Thursday, October 24, 2019, 4:40 pm, Room A215

There is an ever-growing interest in the use of functional coatings to protect surfaces of materials and workpieces against harsh environments such as corrosion, abrasion or solid particle erosion (SPE), making surface engineering solutions a very attractive balance between performance and cost. Numerous vapor-based fabrication techniques have been developed, namely PVD, CVD and PECVD, that can be used to achieve high hardness and high wear resistance, while being compatible with substrate materials such as metals, and different substrate shapes. This is increasingly important in the case where there is a need for protective coating solutions for inner surfaces of tubular components, such as parts of aircraft engines, oil pipelines, mining components, and numerous others. Specifically, certain aircraft diffusers are designed to conduct the air to the combustion chamber by means of many narrow gas inlets arranged around a circular frame. In such case, SPE arising from dust particles and volcanic ashes present in the air can result in an increase of the gas inlets diameter, leading to back streaming of air into the compressor (known as the compressor surge), which can give rise to significant aircraft engine damage and catastrophic consequences.

In response, we propose a novel Non-Line-Of-Sight (NLOS) technique to coat the inner parts of non-linear surfaces and cavities with hard, wear- and erosion-resistant coatings possessing high erosion resistance, hardness significantly higher than the hardness of the particles impacting the surface, as well as a large thickness (preferably 8 µm and more).

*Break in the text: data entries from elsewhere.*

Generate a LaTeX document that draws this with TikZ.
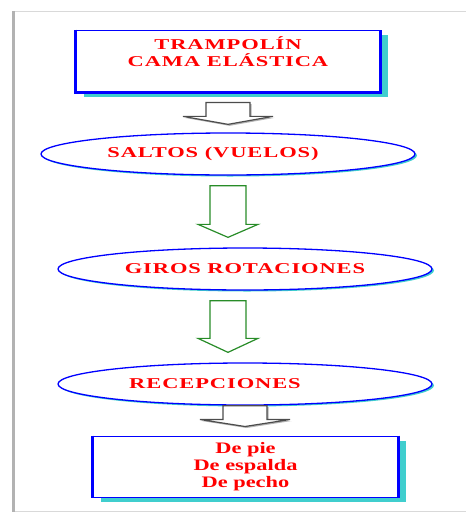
\documentclass[tikz,border=0pt]{standalone}
\usepackage{fontspec}
\setmainfont{Liberation Serif}
\newfontfamily\spaced[LetterSpace=4]{Liberation Serif}
\usetikzlibrary{calc,shapes.geometric,shadows}
\definecolor{sombra}{RGB}{64,206,206}
\definecolor{verde}{RGB}{40,140,40}
\newcommand{\ancho}[1]{\scalebox{1.4}[1]{#1}}
\newcommand{\anchomas}[1]{\scalebox{1.5}[1]{#1}}
\tikzset{
  caja/.style        = {draw=blue, line width=1pt, fill=white, minimum width=304pt,
                        minimum height=62pt,
                        drop shadow={shadow xshift=8pt, shadow yshift=-5pt, fill=sombra, opacity=1}},
  lado/.style        = {blue, line width=3pt},
  elipse/.style      = {ellipse, draw=blue, line width=1.3pt, fill=white, inner sep=0pt,
                        minimum width=374pt, minimum height=42pt,
                        drop shadow={shadow xshift=2pt, shadow yshift=-1.5pt, fill=sombra, opacity=1}},
  mayus/.style       = {text=red, font=\spaced\bfseries\fontsize{15}{17}\selectfont},
  minus/.style       = {text=red, font=\bfseries\fontsize{16}{17}\selectfont},
  flechagris/.style  = {draw=gray!60!black, line width=1.2pt, fill=white,
                        drop shadow={shadow xshift=1.5pt, shadow yshift=-1.5pt, fill=gray, opacity=.6}},
  flechaverde/.style = {draw=verde, line width=1.2pt, fill=white},
  marco/.style       = {gray!30, line width=1pt},
}

\begin{document}
\begin{tikzpicture}[x=1pt, y=-1pt]
\useasboundingbox (0,0) rectangle (466,512);

% ── page frame ────────────────────────────────────────────────
\draw[marco] (12,11) -- (466,11);
\draw[marco] (12,511) -- (466,511);
\draw[marco, gray!60, line width=3pt] (13,11) -- (13,512);

% ── boxes and ellipses ────────────────────────────────────────
\node[caja, mayus, align=center] (cama) at (228,61)
  {\anchomas{TRAMPOLÍN}\\\anchomas{CAMA ELÁSTICA}\\\rule{0pt}{18pt}};
\draw[lado] (cama.north west) -- (cama.south west) -- (cama.south east) -- (cama.north east);

\node[elipse, mayus] (saltos) at (228,154) {\anchomas{SALTOS (VUELOS)}\kern30pt};
\node[elipse, mayus] (giros)  at (245,269) {\anchomas{GIROS ROTACIONES}};
\node[elipse, mayus] (recep)  at (245,384) {\anchomas{RECEPCIONES}\kern60pt};

\node[caja, minus, align=center, minimum width=305pt, minimum height=61pt] (tipos) at (245.5,466.5)
  {\ancho{De pie}\\\ancho{De espalda}\\\ancho{De pecho}};
\draw[lado] (tipos.north west) -- (tipos.south west);
\draw[lado] (tipos.north east) -- (tipos.south east);

% ── block arrows: from / to / gaps / shift / shaft / head / head length
\foreach \a/\b/\ga/\gb/\dx/\s/\h/\l/\estilo in {%
    cama/saltos/10/8/0/22/45/8/flechagris,
    saltos/giros/10/10/0/18/30/13/flechaverde,
    giros/recep/10/10/-17/18/30/14/flechaverde,
    recep/tipos/0/9/0/22/45/7/flechagris}{
  \draw[\estilo] let \p1=($(\a.south)+(\dx,\ga)$), \p2=($(\b.north)+(0,-\gb)$) in
    ({\x1-\s pt},\y1) -- ({\x1+\s pt},\y1) -- ({\x1+\s pt},{\y2+\l pt})
    -- ({\x1+\h pt},{\y2+\l pt}) -- (\x1,\y2) -- ({\x1-\h pt},{\y2+\l pt})
    -- ({\x1-\s pt},{\y2+\l pt}) -- cycle;
}

\end{tikzpicture}
\end{document}
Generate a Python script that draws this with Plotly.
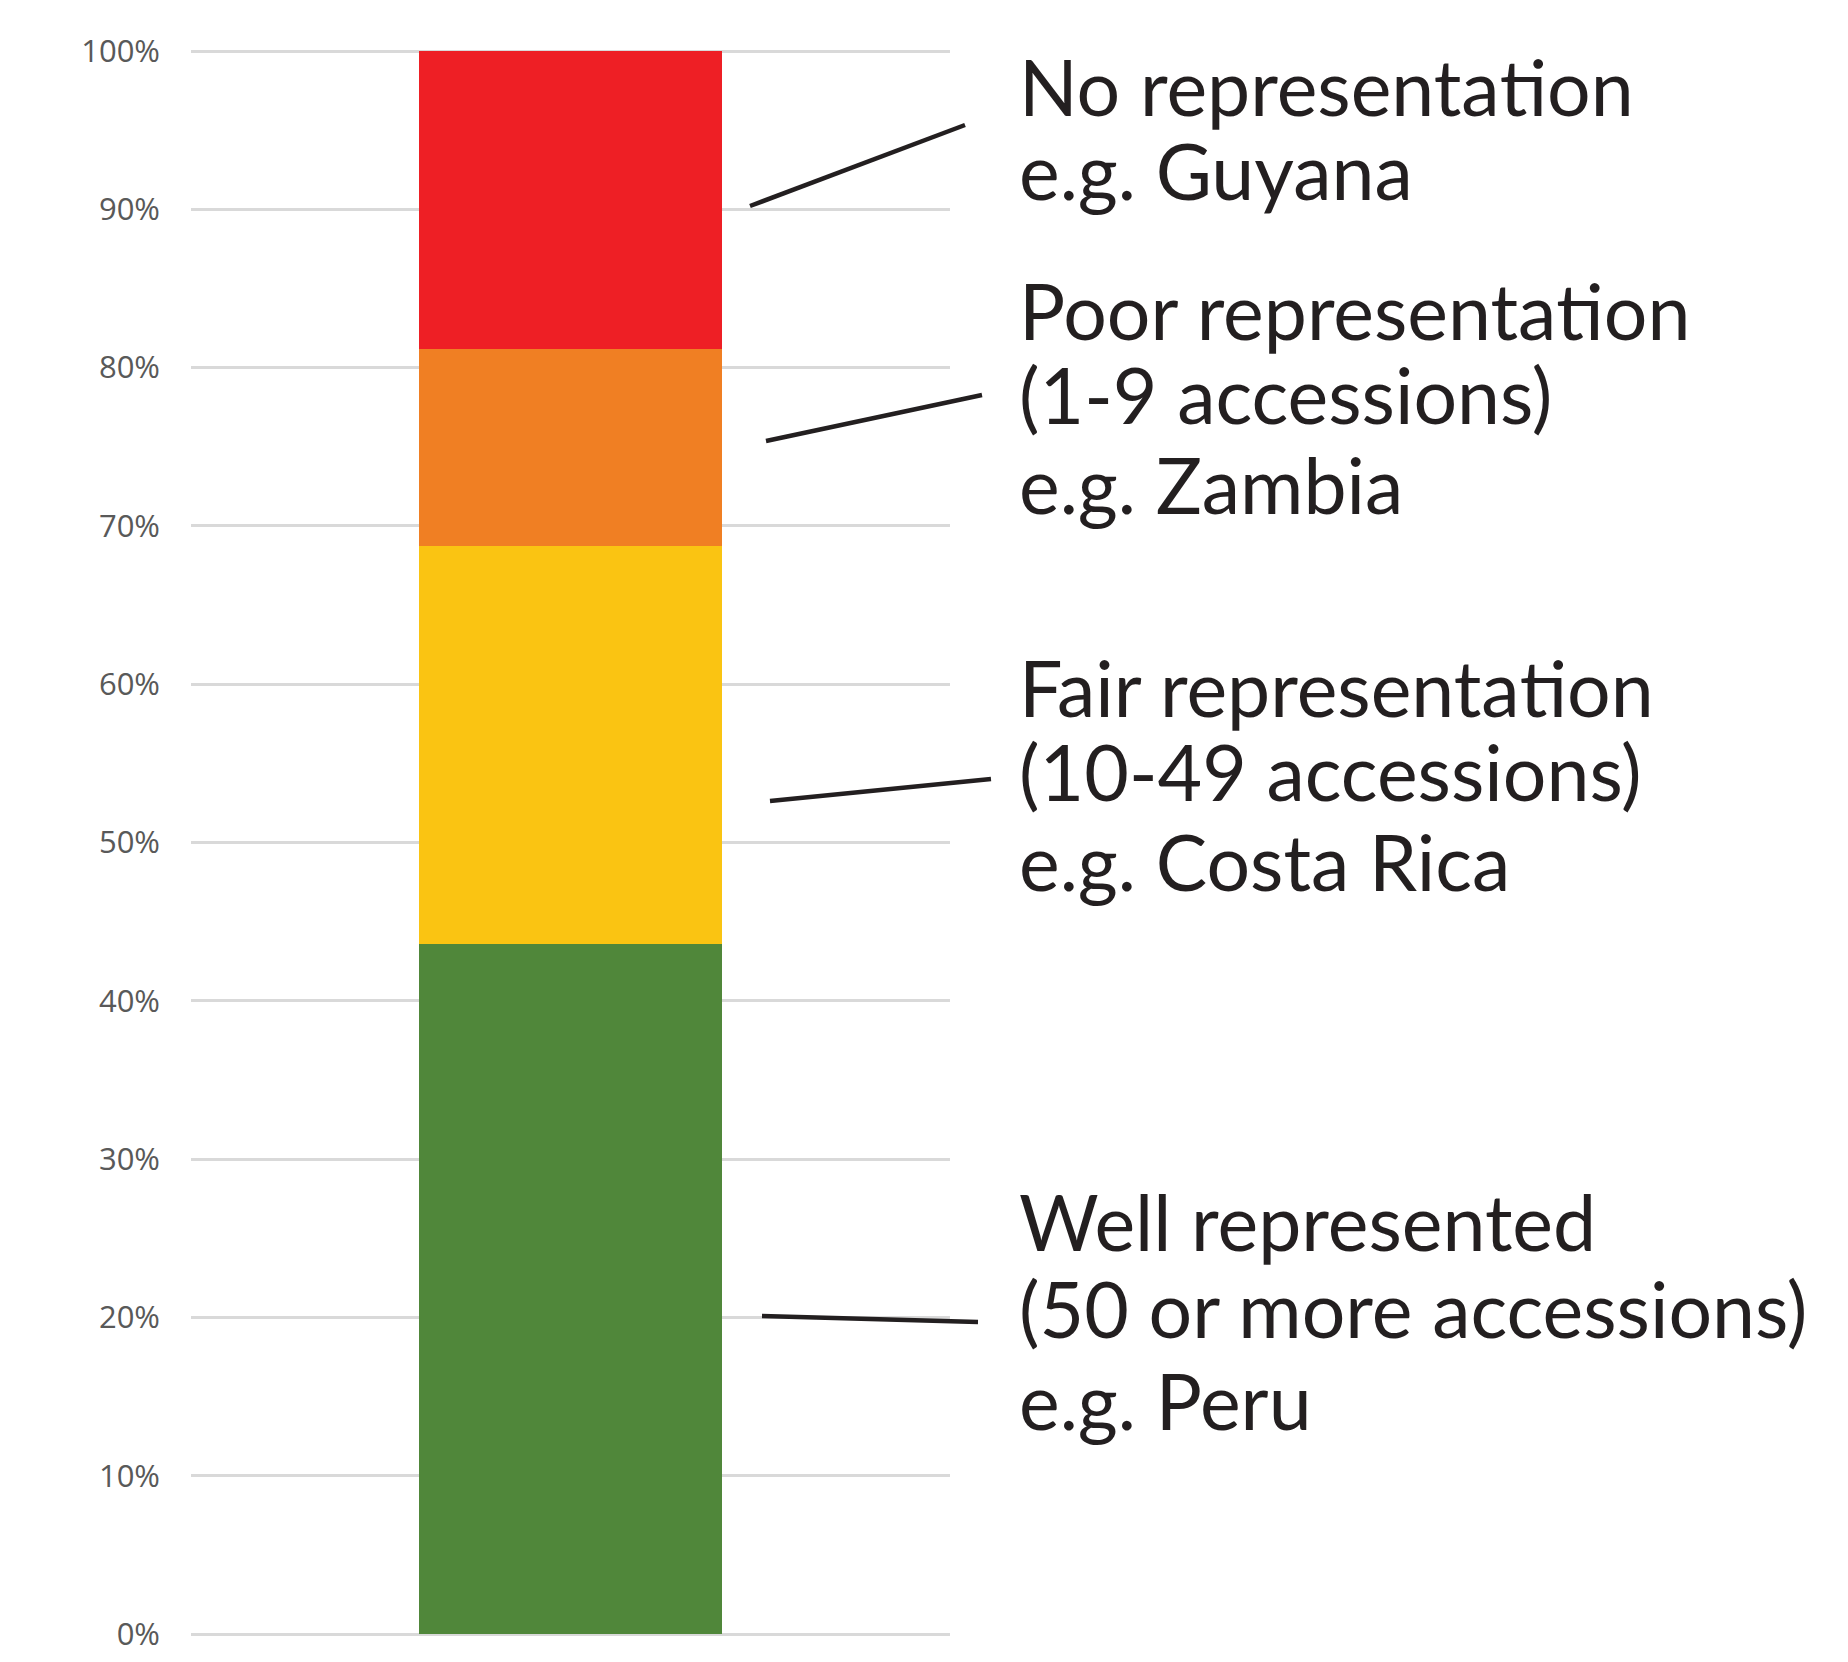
import plotly.graph_objects as go

# ---- data ----
categories = ["Well represented", "Fair representation", "Poor representation", "No representation"]
shares = [43.6, 25.1, 12.5, 18.8]
colors = ["#50873A", "#FAC412", "#F07F23", "#EE1F25"]
tick_values = [0, 10, 20, 30, 40, 50, 60, 70, 80, 90, 100]
tick_labels = [f"{v}%" for v in tick_values]

ZW = "\u200c"  # zero-width non-joiner, keeps "t" and "i" from fusing into a ligature
label_lines = [
    ["No representa" + ZW + "tion", "e.g. Guyana"],
    ["Poor representa" + ZW + "tion", "(1-9 accessions)", "e.g. Zambia"],
    ["Fair representa" + ZW + "tion", "(10-49 accessions)", "e.g. Costa Rica"],
    ["Well represented", "(50 or more accessions)", "e.g. Peru"],
]

# ---- layout geometry (page pixels) ----
W, H = 1848, 1662
BODY = 8                    # default page margin around the plot div
PL, PR = 191, 950           # plot area left/right on the page
PT, PB = 51, 1634           # plot area top/bottom on the page
PAD = 0.3158                # small y-range padding so 0% and 100% gridlines show
PXU = (PB - PT) / 100.0
EXTRA = PAD * PXU


def px_x(x):
    return (x - PL) / (PR - PL)


def px_y(y):
    return (PB + EXTRA - y) / (PB - PT + 2 * EXTRA)


fig = go.Figure()
for name, v, c in zip(categories, shares, colors):
    fig.add_trace(go.Bar(x=[0], y=[v], name=name, marker=dict(color=c, line=dict(width=0)),
                         width=0.798, showlegend=False, hoverinfo="skip"))

FONT = "Lato"
FS = 77
baselines = [[116, 200], [340, 424, 514], [717, 801, 891], [1251, 1338, 1430]]
annotations = []
for lines, bls in zip(label_lines, baselines):
    for txt, bl in zip(lines, bls):
        annotations.append(dict(
            text=txt, xref="paper", yref="paper", x=px_x(1017), y=px_y(bl - 0.387 * FS),
            xanchor="left", yanchor="middle", showarrow=False,
            font=dict(family=FONT, size=FS, color="#231F20")))

leaders = [((750, 206), (965, 125)),
           ((766, 441), (982, 395)),
           ((770, 801), (991, 779)),
           ((762, 1316), (978, 1322))]
shapes = []
for (x0, y0), (x1, y1) in leaders:
    shapes.append(dict(type="line", xref="paper", yref="paper",
                       x0=px_x(x0), y0=px_y(y0), x1=px_x(x1), y1=px_y(y1),
                       line=dict(color="#231F20", width=4.5)))

fig.update_layout(
    width=W, height=H,
    margin=dict(l=round(PL - BODY), r=round(W - (PR - BODY)),
                t=round(PT - BODY - EXTRA), b=round(H - (PB - BODY) - EXTRA), pad=0),
    paper_bgcolor="white", plot_bgcolor="white",
    barmode="stack",
    annotations=annotations, shapes=shapes,
    xaxis=dict(range=[-1, 1], showticklabels=False, showgrid=False, zeroline=False,
               showline=False, fixedrange=True),
    yaxis=dict(range=[-PAD, 100 + PAD], tickvals=tick_values, ticktext=tick_labels,
               showgrid=True, gridcolor="#D9D9D9", gridwidth=3, zeroline=False,
               showline=False, ticks="", ticklabelstandoff=30,
               tickfont=dict(family="Open Sans", size=31, color="#595959")),
)

fig.write_html("out.html")
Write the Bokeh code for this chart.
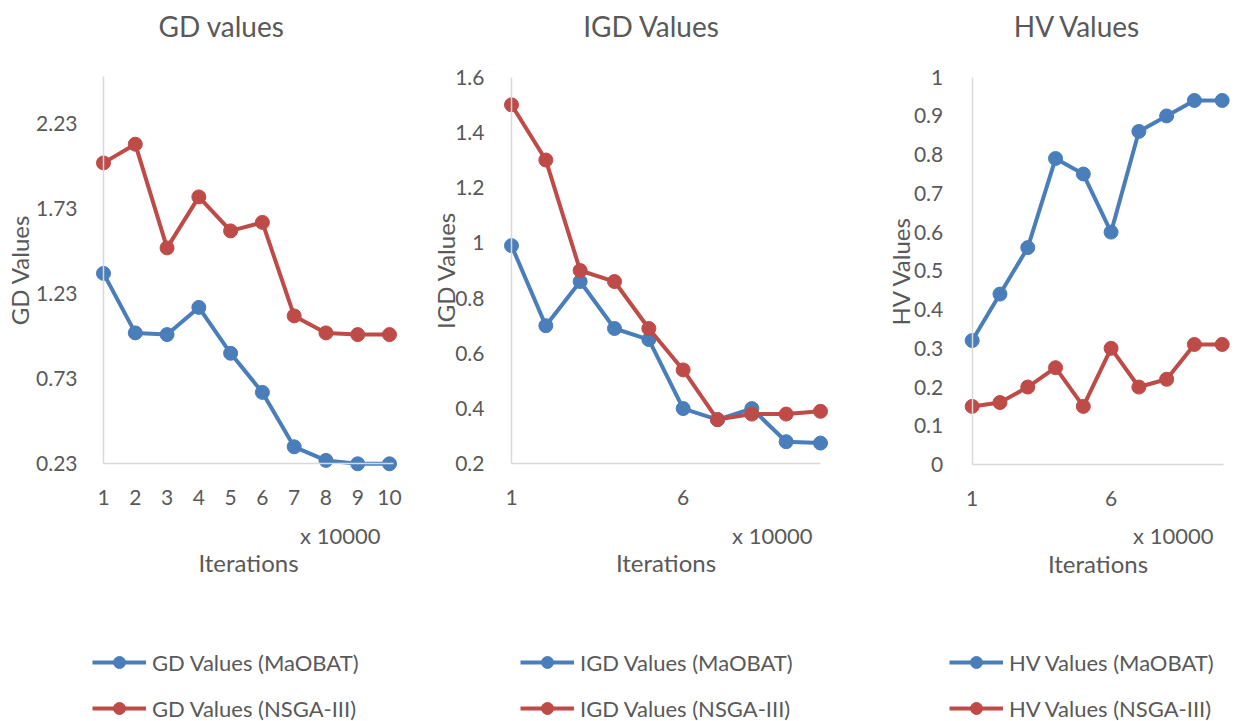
from bokeh.plotting import figure
from bokeh.layouts import row
from bokeh.models import (Range1d, FixedTicker, CustomJSTickFormatter, Legend, LegendItem,
                          Label, LinearAxis)
from bokeh.embed import file_html
from bokeh.resources import INLINE

# ---- data ----
iterations = [1, 2, 3, 4, 5, 6, 7, 8, 9, 10]
gd_maobat = [1.35, 1.00, 0.99, 1.15, 0.88, 0.65, 0.33, 0.25, 0.23, 0.23]
gd_nsga3 = [2.00, 2.11, 1.50, 1.80, 1.60, 1.65, 1.10, 1.00, 0.99, 0.99]
igd_maobat = [0.99, 0.70, 0.86, 0.69, 0.65, 0.40, 0.36, 0.40, 0.28, 0.275]
igd_nsga3 = [1.50, 1.30, 0.90, 0.86, 0.69, 0.54, 0.36, 0.38, 0.38, 0.39]
hv_maobat = [0.32, 0.44, 0.56, 0.79, 0.75, 0.60, 0.86, 0.90, 0.94, 0.94]
hv_nsga3 = [0.15, 0.16, 0.20, 0.25, 0.15, 0.30, 0.20, 0.22, 0.31, 0.31]

gd_ticks = [0.23, 0.73, 1.23, 1.73, 2.23]
igd_ticks = [0.2, 0.4, 0.6, 0.8, 1.0, 1.2, 1.4, 1.6]
hv_ticks = [0, 0.1, 0.2, 0.3, 0.4, 0.5, 0.6, 0.7, 0.8, 0.9, 1.0]
gd_xticks = [1, 2, 3, 4, 5, 6, 7, 8, 9, 10]
other_xticks = [1, 6]
unit_label = "x 10000"
x_title = "Iterations"

BLUE = "#4A7EBB"
RED = "#BE4B48"
TXT = "#595959"
AXIS = "#D9D9D9"
FONT = "Lato"
H = 721

LEG_GLYPH_H = 30
LEG_SPACING = 16
LEG_TOP = 647
LEG_HEIGHT = 2 * LEG_GLYPH_H + LEG_SPACING


def style_axis(ax):
    ax.axis_line_color = AXIS
    ax.axis_line_width = 1.5
    ax.major_tick_line_color = None
    ax.minor_tick_line_color = None
    ax.major_label_text_font = FONT
    ax.major_label_text_font_size = "21px"
    ax.major_label_text_color = TXT
    ax.axis_label_text_font = FONT
    ax.axis_label_text_font_size = "24px"
    ax.axis_label_text_font_style = "normal"
    ax.axis_label_text_color = TXT
    ax.formatter = CustomJSTickFormatter(code="return String(Math.round(tick*100)/100)")


def make_panel(width, px_first, px_last, x_end_val, ylo, yhi, py_lo, py_hi, y_top_val,
               yticks, xticks, title, title_x, ylabel, s1, s2, lab1, lab2,
               unit_right, leg_x, ylabel_standoff, ytick_standoff):
    # scale: the frame is the whole figure; axes are pinned inside it
    ax_ = (px_last - px_first) / 9.0
    x0 = 1 - px_first / ax_
    x1 = x0 + width / ax_
    by = (py_lo - py_hi) / (yhi - ylo)
    y1 = ylo + py_lo / by
    y0 = ylo - (H - py_lo) / by

    p = figure(width=width, height=H, output_backend="svg", toolbar_location=None,
               x_range=Range1d(x0, x1), y_range=Range1d(y0, y1),
               x_axis_location=None, y_axis_location=None,
               min_border=0, min_border_left=0, min_border_right=0,
               min_border_top=0, min_border_bottom=0)
    p.outline_line_color = None
    p.grid.visible = False
    p.background_fill_color = "white"
    p.border_fill_color = "white"

    yax = LinearAxis(fixed_location=1, bounds=(ylo, y_top_val),
                     ticker=FixedTicker(ticks=yticks), axis_label=ylabel)
    style_axis(yax)
    yax.major_label_standoff = ytick_standoff
    yax.axis_label_standoff = ylabel_standoff
    p.add_layout(yax, "left")

    xax = LinearAxis(fixed_location=ylo, bounds=(1, x_end_val),
                     ticker=FixedTicker(ticks=xticks), axis_label=x_title)
    style_axis(xax)
    xax.major_label_standoff = 20
    xax.axis_label_standoff = 40
    p.add_layout(xax, "below")

    l1 = p.line(iterations, s1, line_color=BLUE, line_width=4)
    c1 = p.scatter(iterations, s1, size=14, fill_color=BLUE, line_color=BLUE)
    l2 = p.line(iterations, s2, line_color=RED, line_width=4)
    c2 = p.scatter(iterations, s2, size=14, fill_color=RED, line_color=RED)

    p.add_layout(Label(x=title_x, y=H - 25, x_units="screen", y_units="screen",
                       text=title, text_font=FONT, text_font_size="28px", text_color=TXT,
                       text_align="center", text_baseline="middle"))
    p.add_layout(Label(x=unit_right, y=H - 535, x_units="screen", y_units="screen",
                       text=unit_label, text_font=FONT, text_font_size="22px", text_color=TXT,
                       text_align="right", text_baseline="middle"))

    leg = Legend(items=[LegendItem(label=lab1, renderers=[l1, c1]),
                        LegendItem(label=lab2, renderers=[l2, c2])],
                 location=(leg_x, H - (LEG_TOP + LEG_HEIGHT)), orientation="vertical",
                 glyph_width=54, glyph_height=LEG_GLYPH_H, label_height=20, spacing=LEG_SPACING,
                 label_standoff=6, padding=0, margin=0,
                 label_text_font=FONT, label_text_font_size="22px", label_text_color=TXT,
                 background_fill_alpha=0, border_line_alpha=0)
    p.add_layout(leg, "center")
    return p


p1 = make_panel(430, 103, 389, 10.126, 0.23, 2.23, 463.3, 123.3, 2.508,
                gd_ticks, gd_xticks, "GD values", 221, "GD Values", gd_maobat, gd_nsga3,
                "GD Values (MaOBAT)", "GD Values (NSGA-III)", 380, 92, -1, 20)
p2 = make_panel(435, 81, 390, 10, 0.2, 1.6, 463.3, 76.7, 1.6,
                igd_ticks, other_xticks, "IGD Values", 221, "IGD Values", igd_maobat, igd_nsga3,
                "IGD Values (MaOBAT)", "IGD Values (NSGA-III)", 382, 90, -8, 21)
p3 = make_panel(379, 106.7, 356.7, 10.05, 0.0, 1.0, 464, 76.7, 1.0,
                hv_ticks, other_xticks, "HV Values", 212, "HV Values", hv_maobat, hv_nsga3,
                "HV Values (MaOBAT)", "HV Values (NSGA-III)", 348, 84, -4, 23)

layout = row(p1, p2, p3, spacing=0)
open("out.html", "w").write(file_html(layout, INLINE))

Specifically, we review, study and demonstrate the fabrication process of hard SPE-resistant TiN protective coatings on the inner surfaces of narrow tubes using a non-obvious NLOS approach yielding a uniform film thickness and properties along the tube axis (better than 20%). The deposition process indicates the importance of applying pulsed-DC PECVD, when uniform hard TiN films are prepared at low-frequency in the several kHz range. The TiN films (about 12 µm thick), exhibit high hardness and Young’s modulus (25 and 225 GPa, respectively), corresponding to the (111) preferred crystallographic orientation. We show that the SPE resistance on the inner surface decreased by a factor of more than 15 compared to the bare substrate, and that the process is well suited for the protection of aerospace, manufacturing, 3D printed and other critical components with a complex shape of inner surfaces.